Thursday, May 31, 2007

Evolution Explained

Who wrote this?

Take, for example, allopatric ("different homeland") speciation. You have a population of living, sexually-reproducing organisms, all belonging to the same species (i.e. able to mate with each other). You observe variations within the population. You further observe, watching across several generations, that some variations (red hair, schizophrenia) are heritable in whole or part, some (appendectomy scars) are not heritable at all.

Now you divide your population in two: Population A and Population B. You separate them geographically. (Hence "diferent homelands.") You observe that A and B have different "menus" of heritable variation (A has more redheads, B more schizophrenics). You further observe that A's and B's environments are different—A's is hot and dry, B's cool and wet.

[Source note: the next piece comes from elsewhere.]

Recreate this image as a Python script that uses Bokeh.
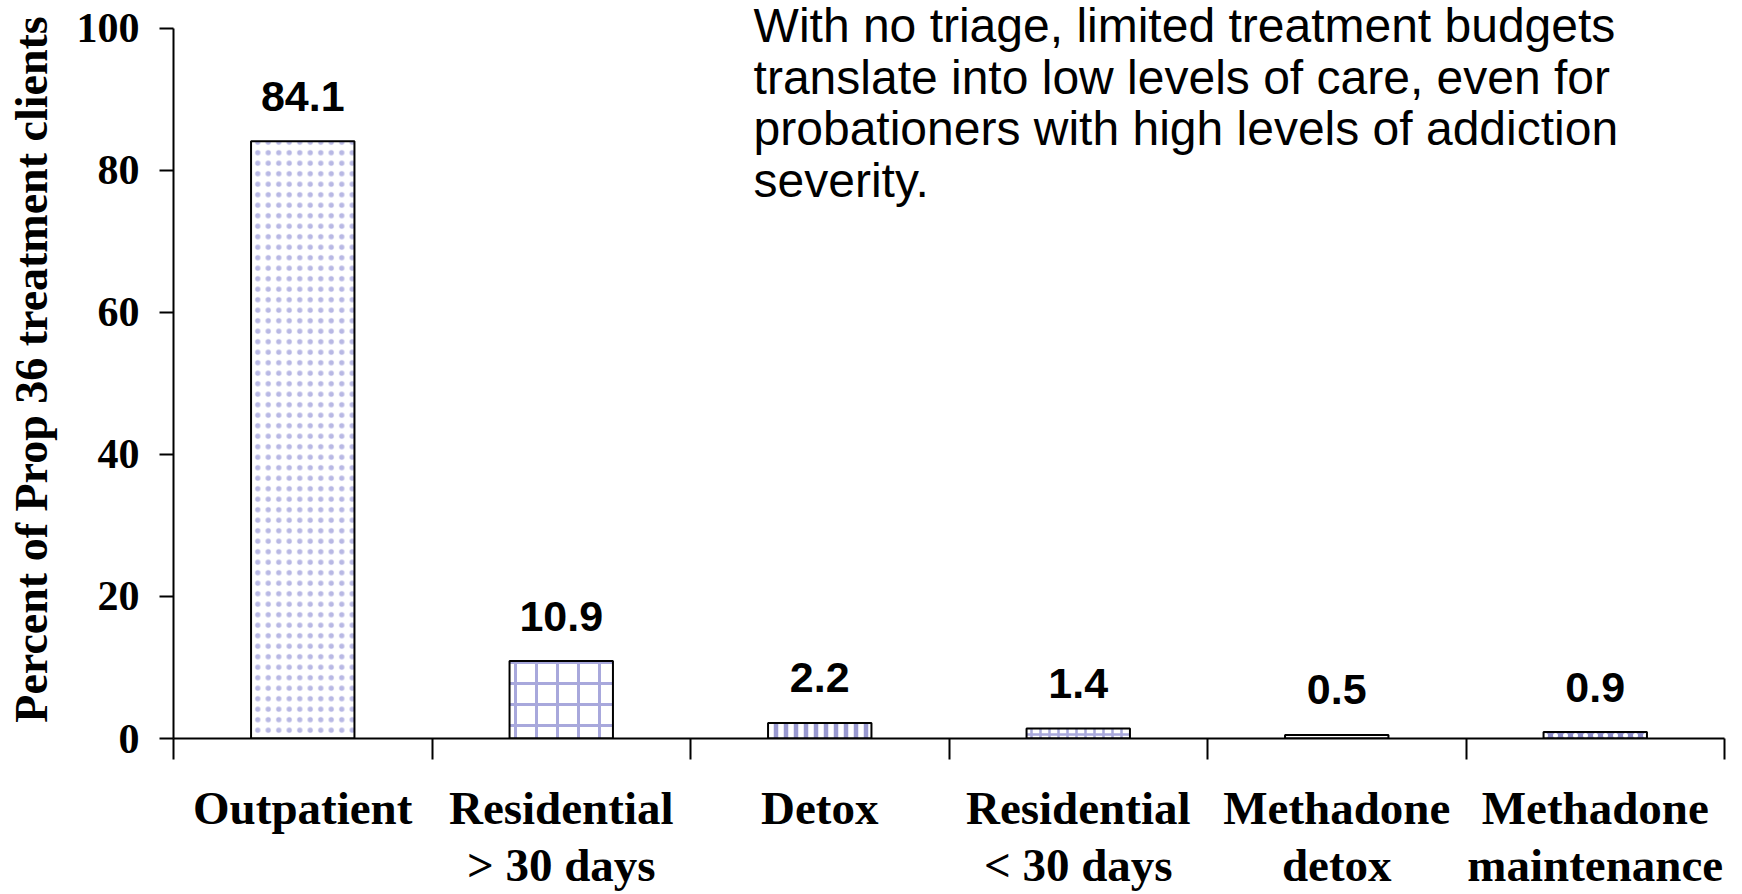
import math
from bokeh.plotting import figure
from bokeh.models import ColumnDataSource, Range1d, FixedTicker, LabelSet, Label
from bokeh.core.properties import value
from bokeh.embed import file_html
from bokeh.resources import INLINE

# ---- data ----
categories = ["Outpatient", "Residential\n> 30 days", "Detox",
              "Residential\n< 30 days", "Methadone\ndetox", "Methadone\nmaintenance"]
values = [84.1, 10.9, 2.2, 1.4, 0.5, 0.9]
value_labels = ["84.1", "10.9", "2.2", "1.4", "0.5", "0.9"]
y_ticks = [0, 20, 40, 60, 80, 100]
y_title = "Percent of Prop 36 treatment clients"
note_text = ("With no triage, limited treatment budgets\n"
             "translate into low levels of care, even for\n"
             "probationers with high levels of addiction\n"
             "severity.")

# ---- styles ----
fills = ["white", "white", "white", "white", "white", "#8c8cc8"]
hatches = ["dot", "cross", "vertical_line", "cross", "horizontal_line", "dot"]
hatch_colors = ["#b8b8e4", "#a8a8dc", "#9898d0", "#a8a8dc", "#b8b8e0", "white"]
hatch_scales = [10.5, 21, 10, 9, 5, 10]
hatch_weights = [1.3, 3, 4.5, 2.5, 1.5, 2]

n = len(categories)
centers = [i + 0.5 for i in range(n)]
bounds = [float(i) for i in range(n + 1)]

src = ColumnDataSource(dict(
    x=centers, top=values, lab=value_labels,
    fill=fills, hatch=hatches, hcol=hatch_colors, hscale=hatch_scales, hw=hatch_weights,
))

W, H = 1742, 894
top_pad_ratio = 739 / 711  # frame reaches above the top tick so the note fits inside

p = figure(width=W, height=H, output_backend="svg", toolbar_location=None,
           x_range=Range1d(0, n), y_range=Range1d(0, 100 * top_pad_ratio),
           min_border_left=173, min_border_right=18, min_border_top=0, min_border_bottom=155)
p.outline_line_color = None
p.grid.visible = False
p.background_fill_color = "white"
p.border_fill_color = "white"

p.vbar(x="x", top="top", width=0.4, bottom=0, source=src,
       fill_color="fill", line_color="black", line_width=2,
       hatch_pattern="hatch", hatch_color="hcol", hatch_scale="hscale", hatch_weight="hw")

# y axis
ya = p.yaxis[0]
ya.ticker = FixedTicker(ticks=y_ticks)
ya.bounds = (0, 100)
ya.axis_line_width = 2
ya.major_tick_line_width = 2
ya.major_tick_out = 14
ya.major_tick_in = 0
ya.minor_tick_out = 0
ya.minor_tick_in = 0
ya.major_label_standoff = 20
ya.major_label_text_font = "Liberation Serif"
ya.major_label_text_font_style = "bold"
ya.major_label_text_font_size = "42px"
ya.major_label_text_color = "black"
ya.axis_label = y_title
ya.axis_label_standoff = 17
ya.axis_label_text_font = "Liberation Serif"
ya.axis_label_text_font_style = "bold"
ya.axis_label_text_font_size = "46px"
ya.axis_label_text_color = "black"

# x axis: labels at category centres, ticks (minor) at category boundaries
xa = p.xaxis[0]
xa.ticker = FixedTicker(ticks=centers, minor_ticks=bounds)
xa.major_label_overrides = {c: cat for c, cat in zip(centers, categories)}
xa.axis_line_width = 2
xa.major_tick_out = 0
xa.major_tick_in = 0
xa.minor_tick_out = 21
xa.minor_tick_in = 0
xa.minor_tick_line_width = 2
xa.minor_tick_line_color = "black"
xa.major_label_standoff = 22
xa.major_label_text_font = "Liberation Serif"
xa.major_label_text_font_style = "bold"
xa.major_label_text_font_size = "47px"
xa.major_label_text_color = "black"
xa.major_label_text_line_height = 1.11

# value labels above bars
p.add_layout(LabelSet(x="x", y="top", text="lab", source=src, y_offset=45,
                      text_align="center", text_baseline="middle",
                      text_font=value("Liberation Sans"), text_font_style="bold",
                      text_font_size="43px", text_color="black"))

# note text
p.add_layout(Label(x=2.244, y=89.5, text=note_text,
                   text_align="left", text_baseline="middle",
                   text_font="Liberation Sans", text_font_size="48px",
                   text_color="black", text_line_height=0.97))

open("out.html", "w").write(file_html(p, INLINE))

You sit back and observe for a few thousand generations. Yep, microevolution goes on. A changes, B changes. Because they started out with different menus of heritable variations, and because environmental pressures in the two places are different, they change differently. They diverge. A thousand generations on, the two populations look and behave differently from each other. Ten thousand generations on, they look and behave way differently. Orthodox biology ("Darwinism") says that eventually they will be so different, they can no longer interbreed. Speciation will have occurred. A and B are now two species.

Under Brownbackian evolution—micro yes, macro no—this can't happen. They can't go on diverging. They can only get so different, no more. The divergence must slow down and stop. But... what stops it? What's the mechanism?

If you guessed PZ Myers, think again. It was John Derbyshire at the National Review.

What's the world coming to when John Derbyshire is the right wing's voice of reason?